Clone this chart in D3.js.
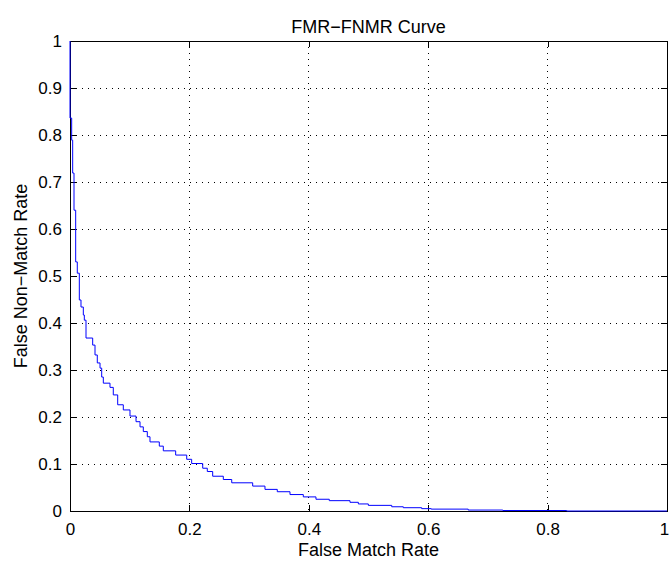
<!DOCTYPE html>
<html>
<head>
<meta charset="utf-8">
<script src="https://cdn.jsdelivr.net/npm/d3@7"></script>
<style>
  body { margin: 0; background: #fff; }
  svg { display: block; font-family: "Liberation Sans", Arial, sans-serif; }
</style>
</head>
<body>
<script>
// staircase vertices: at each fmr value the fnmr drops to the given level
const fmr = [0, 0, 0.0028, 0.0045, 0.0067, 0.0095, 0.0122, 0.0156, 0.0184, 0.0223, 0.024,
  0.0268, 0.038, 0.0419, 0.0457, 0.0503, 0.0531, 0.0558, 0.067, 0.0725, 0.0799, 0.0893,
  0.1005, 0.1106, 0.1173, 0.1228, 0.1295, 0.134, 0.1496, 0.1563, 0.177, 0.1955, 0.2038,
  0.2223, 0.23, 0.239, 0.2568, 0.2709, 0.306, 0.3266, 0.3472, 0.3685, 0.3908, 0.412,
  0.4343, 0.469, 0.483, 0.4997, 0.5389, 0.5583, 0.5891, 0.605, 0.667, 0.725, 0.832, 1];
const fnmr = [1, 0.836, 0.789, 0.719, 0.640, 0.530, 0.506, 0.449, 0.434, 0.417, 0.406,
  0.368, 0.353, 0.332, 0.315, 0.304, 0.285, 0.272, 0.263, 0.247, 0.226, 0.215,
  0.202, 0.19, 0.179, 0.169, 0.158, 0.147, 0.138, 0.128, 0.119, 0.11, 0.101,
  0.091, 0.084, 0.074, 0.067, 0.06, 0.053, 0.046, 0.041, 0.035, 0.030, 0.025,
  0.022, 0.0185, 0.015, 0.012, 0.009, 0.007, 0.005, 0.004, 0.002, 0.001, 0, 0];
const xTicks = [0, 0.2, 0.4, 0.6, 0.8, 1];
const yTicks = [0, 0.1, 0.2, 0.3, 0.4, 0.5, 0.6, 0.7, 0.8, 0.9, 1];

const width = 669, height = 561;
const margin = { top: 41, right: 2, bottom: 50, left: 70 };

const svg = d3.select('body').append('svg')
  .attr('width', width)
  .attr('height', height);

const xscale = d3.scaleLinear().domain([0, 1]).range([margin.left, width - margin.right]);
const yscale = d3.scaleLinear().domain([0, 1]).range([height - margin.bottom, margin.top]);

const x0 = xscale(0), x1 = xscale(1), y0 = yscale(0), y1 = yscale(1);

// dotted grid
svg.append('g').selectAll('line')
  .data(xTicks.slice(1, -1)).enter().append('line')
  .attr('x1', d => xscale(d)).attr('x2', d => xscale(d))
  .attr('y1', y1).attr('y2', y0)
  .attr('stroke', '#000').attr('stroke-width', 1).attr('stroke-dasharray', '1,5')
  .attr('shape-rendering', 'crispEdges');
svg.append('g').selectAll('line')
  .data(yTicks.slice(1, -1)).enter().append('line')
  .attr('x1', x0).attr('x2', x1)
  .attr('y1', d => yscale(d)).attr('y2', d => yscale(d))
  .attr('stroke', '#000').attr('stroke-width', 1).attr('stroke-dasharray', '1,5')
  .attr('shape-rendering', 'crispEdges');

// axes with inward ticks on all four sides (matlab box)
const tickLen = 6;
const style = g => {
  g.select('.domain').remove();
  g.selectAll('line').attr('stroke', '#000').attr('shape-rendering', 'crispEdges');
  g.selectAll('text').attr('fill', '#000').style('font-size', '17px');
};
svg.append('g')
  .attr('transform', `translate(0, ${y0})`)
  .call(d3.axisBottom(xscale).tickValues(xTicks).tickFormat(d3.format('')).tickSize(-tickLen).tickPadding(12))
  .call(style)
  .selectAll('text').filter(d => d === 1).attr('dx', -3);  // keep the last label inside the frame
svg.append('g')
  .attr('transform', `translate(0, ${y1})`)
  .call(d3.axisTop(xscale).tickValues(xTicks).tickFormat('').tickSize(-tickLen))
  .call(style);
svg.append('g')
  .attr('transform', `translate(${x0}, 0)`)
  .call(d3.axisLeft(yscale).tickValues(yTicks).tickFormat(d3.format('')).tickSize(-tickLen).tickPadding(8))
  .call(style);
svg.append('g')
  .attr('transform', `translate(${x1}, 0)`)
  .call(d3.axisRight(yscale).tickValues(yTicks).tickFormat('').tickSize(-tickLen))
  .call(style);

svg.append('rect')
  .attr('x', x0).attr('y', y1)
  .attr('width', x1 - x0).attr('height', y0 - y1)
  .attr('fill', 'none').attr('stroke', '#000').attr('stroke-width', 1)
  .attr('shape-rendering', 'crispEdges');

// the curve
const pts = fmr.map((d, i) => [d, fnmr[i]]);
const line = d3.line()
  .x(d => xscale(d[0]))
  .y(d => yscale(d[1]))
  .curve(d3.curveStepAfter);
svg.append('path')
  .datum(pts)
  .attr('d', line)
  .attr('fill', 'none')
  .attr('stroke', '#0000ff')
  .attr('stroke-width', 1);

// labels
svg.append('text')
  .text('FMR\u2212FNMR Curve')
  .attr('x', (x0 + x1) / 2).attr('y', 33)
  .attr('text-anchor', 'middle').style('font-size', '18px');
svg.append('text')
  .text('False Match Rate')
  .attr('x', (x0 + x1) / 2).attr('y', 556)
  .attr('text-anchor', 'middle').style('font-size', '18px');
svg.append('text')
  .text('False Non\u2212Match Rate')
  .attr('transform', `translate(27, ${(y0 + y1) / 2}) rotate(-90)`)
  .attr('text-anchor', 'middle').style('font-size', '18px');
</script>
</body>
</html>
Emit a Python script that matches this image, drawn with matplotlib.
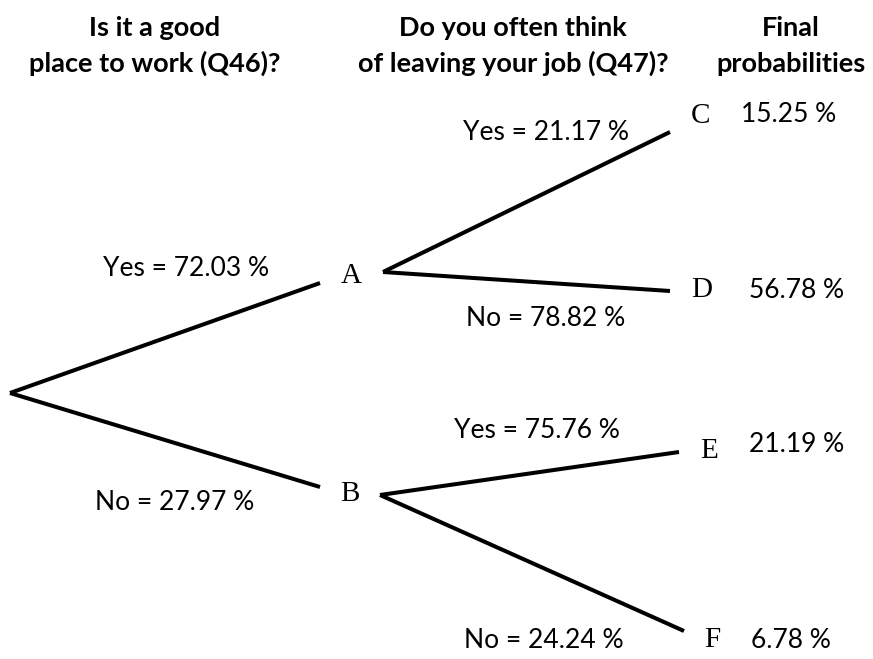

### Work to do
Locate the lines above that hold the word "script". Show every one of them.

### Solution to this task
<script src="https://cdn.jsdelivr.net/npm/d3@7"></script>
<script>
</script>
Emit a Python script that matches this image, drawn with matplotlib.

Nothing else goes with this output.